------ DATA EXCERPT

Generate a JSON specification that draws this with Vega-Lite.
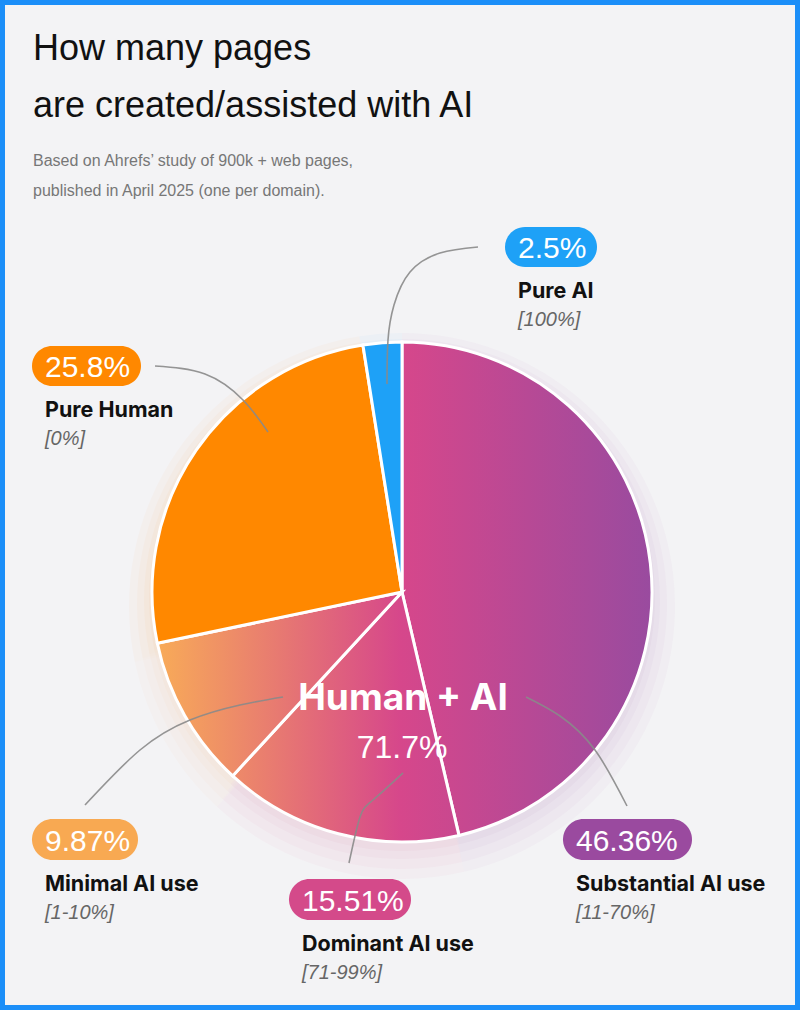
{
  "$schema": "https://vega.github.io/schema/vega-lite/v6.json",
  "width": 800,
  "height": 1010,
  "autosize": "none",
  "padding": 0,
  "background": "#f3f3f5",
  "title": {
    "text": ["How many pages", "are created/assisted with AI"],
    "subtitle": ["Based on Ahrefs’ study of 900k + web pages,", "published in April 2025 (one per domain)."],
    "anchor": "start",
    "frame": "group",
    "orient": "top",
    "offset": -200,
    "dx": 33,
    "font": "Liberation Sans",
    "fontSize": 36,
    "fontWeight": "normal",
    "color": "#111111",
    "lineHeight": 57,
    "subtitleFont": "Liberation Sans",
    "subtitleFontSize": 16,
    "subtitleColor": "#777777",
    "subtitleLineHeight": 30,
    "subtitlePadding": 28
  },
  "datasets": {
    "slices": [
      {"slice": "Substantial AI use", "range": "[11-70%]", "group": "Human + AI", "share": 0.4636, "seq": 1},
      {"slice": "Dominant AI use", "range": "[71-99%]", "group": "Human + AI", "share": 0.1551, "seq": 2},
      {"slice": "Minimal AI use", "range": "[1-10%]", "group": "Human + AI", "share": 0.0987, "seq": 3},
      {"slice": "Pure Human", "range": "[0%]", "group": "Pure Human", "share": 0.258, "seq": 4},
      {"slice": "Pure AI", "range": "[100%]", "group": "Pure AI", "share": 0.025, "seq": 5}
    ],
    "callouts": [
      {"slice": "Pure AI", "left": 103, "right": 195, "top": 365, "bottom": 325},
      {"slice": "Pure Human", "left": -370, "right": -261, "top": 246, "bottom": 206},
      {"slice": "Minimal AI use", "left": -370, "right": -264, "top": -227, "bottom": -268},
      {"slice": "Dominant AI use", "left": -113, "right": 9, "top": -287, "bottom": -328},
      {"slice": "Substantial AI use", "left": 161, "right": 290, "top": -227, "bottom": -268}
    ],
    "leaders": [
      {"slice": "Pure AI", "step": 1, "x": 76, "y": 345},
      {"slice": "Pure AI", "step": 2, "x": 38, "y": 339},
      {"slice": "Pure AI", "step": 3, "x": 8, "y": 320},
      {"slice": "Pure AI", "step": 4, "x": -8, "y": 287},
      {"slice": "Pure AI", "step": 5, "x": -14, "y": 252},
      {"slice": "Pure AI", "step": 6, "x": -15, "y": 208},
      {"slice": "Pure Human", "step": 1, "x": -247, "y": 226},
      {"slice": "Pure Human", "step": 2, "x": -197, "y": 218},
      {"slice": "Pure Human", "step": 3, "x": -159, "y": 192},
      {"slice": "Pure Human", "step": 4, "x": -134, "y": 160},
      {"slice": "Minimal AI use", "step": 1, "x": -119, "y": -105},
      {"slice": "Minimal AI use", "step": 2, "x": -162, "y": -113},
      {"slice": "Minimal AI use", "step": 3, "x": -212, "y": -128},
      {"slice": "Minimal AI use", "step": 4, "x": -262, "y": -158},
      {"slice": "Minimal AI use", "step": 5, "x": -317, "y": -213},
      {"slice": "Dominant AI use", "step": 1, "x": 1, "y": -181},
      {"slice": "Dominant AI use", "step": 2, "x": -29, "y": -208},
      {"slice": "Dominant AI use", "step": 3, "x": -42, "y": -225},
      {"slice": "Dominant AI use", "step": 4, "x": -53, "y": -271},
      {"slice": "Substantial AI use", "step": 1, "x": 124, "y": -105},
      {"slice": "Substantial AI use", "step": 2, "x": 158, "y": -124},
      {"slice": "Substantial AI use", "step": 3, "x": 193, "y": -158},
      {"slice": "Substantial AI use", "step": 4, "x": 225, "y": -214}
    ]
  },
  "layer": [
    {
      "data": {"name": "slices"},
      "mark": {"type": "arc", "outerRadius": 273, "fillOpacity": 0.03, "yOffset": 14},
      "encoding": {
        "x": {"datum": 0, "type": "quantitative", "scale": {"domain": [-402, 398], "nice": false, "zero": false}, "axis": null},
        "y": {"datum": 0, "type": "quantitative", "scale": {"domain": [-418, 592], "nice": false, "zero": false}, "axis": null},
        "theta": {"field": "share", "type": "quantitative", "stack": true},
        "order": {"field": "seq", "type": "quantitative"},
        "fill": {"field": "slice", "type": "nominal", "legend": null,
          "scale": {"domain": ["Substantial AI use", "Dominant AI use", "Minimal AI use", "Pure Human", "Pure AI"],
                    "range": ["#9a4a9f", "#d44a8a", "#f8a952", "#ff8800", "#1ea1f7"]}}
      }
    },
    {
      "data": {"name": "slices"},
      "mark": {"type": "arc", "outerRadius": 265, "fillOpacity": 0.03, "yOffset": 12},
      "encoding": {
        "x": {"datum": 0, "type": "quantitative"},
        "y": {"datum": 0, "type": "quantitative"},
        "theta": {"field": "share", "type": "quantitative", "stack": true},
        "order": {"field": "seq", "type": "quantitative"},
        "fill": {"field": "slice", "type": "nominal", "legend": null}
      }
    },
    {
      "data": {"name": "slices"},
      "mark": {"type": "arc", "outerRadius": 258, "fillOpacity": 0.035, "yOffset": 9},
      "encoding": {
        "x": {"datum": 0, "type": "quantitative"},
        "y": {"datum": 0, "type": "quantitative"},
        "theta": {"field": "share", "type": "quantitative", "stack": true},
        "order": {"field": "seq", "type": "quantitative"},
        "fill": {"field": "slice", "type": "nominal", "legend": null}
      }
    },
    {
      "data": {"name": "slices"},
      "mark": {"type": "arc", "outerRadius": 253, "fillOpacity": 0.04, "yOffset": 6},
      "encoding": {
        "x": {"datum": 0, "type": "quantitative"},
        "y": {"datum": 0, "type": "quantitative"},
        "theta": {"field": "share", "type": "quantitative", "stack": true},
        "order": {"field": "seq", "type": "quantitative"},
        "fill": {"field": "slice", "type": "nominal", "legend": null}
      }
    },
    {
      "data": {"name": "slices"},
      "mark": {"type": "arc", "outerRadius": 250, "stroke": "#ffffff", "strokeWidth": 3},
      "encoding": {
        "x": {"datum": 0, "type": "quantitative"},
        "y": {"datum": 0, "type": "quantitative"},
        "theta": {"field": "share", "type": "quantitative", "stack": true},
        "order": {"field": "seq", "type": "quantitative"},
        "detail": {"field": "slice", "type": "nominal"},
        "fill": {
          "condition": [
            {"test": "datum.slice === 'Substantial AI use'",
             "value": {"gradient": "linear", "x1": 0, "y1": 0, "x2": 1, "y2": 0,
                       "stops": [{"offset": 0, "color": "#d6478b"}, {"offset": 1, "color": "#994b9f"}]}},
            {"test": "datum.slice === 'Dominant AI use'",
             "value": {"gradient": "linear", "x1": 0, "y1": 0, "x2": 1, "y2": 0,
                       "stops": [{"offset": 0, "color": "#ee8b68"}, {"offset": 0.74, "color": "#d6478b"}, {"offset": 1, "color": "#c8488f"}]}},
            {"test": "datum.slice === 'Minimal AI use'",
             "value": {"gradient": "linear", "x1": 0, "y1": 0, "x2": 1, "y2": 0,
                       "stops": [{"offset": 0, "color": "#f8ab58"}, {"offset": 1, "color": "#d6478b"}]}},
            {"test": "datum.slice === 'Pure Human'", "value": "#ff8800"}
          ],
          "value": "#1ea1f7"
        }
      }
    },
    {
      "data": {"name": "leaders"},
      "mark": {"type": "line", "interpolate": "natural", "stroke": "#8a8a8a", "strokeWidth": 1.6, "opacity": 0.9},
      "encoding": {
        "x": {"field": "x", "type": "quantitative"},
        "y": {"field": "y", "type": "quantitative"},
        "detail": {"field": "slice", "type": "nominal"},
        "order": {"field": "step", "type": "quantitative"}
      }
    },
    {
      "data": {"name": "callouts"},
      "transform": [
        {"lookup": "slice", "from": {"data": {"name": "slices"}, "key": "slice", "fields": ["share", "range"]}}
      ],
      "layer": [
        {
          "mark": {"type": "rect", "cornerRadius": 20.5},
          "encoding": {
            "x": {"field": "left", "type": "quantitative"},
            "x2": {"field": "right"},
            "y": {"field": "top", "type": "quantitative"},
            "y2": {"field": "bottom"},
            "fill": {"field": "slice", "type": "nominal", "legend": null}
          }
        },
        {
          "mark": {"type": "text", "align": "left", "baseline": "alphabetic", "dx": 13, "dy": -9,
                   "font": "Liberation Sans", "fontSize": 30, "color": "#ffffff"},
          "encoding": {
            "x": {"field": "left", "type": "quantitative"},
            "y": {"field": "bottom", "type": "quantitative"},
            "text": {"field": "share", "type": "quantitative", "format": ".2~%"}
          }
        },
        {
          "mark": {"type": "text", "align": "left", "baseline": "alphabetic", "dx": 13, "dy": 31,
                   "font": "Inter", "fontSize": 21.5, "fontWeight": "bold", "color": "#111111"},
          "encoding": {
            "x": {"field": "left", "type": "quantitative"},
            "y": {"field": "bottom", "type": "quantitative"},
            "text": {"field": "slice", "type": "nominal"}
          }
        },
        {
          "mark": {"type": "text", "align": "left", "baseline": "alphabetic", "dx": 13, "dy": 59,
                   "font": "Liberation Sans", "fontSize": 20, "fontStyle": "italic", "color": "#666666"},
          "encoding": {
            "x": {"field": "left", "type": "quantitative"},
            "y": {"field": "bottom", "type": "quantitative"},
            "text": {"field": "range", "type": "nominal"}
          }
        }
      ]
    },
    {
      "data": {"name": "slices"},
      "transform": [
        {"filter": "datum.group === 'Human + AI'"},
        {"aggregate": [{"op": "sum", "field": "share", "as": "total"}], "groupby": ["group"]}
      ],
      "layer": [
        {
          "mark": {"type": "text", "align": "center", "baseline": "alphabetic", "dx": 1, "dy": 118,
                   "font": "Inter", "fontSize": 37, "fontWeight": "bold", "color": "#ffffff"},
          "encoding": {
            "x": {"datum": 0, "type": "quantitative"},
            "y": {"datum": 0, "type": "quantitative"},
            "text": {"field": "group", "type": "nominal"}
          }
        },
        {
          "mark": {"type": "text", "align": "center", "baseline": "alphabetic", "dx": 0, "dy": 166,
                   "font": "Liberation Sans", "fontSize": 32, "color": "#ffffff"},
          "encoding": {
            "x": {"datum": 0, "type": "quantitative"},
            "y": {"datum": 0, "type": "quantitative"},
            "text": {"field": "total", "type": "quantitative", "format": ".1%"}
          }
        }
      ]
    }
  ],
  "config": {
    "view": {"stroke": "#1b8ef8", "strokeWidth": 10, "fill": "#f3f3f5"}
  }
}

------------

> REQUIRED WORK
From the data, collect all lines where the string "with" appears.

> WORKED SOLUTION
Generate a JSON specification that draws this with Vega-Lite.
    "text": ["How many pages", "are created/assisted with AI"],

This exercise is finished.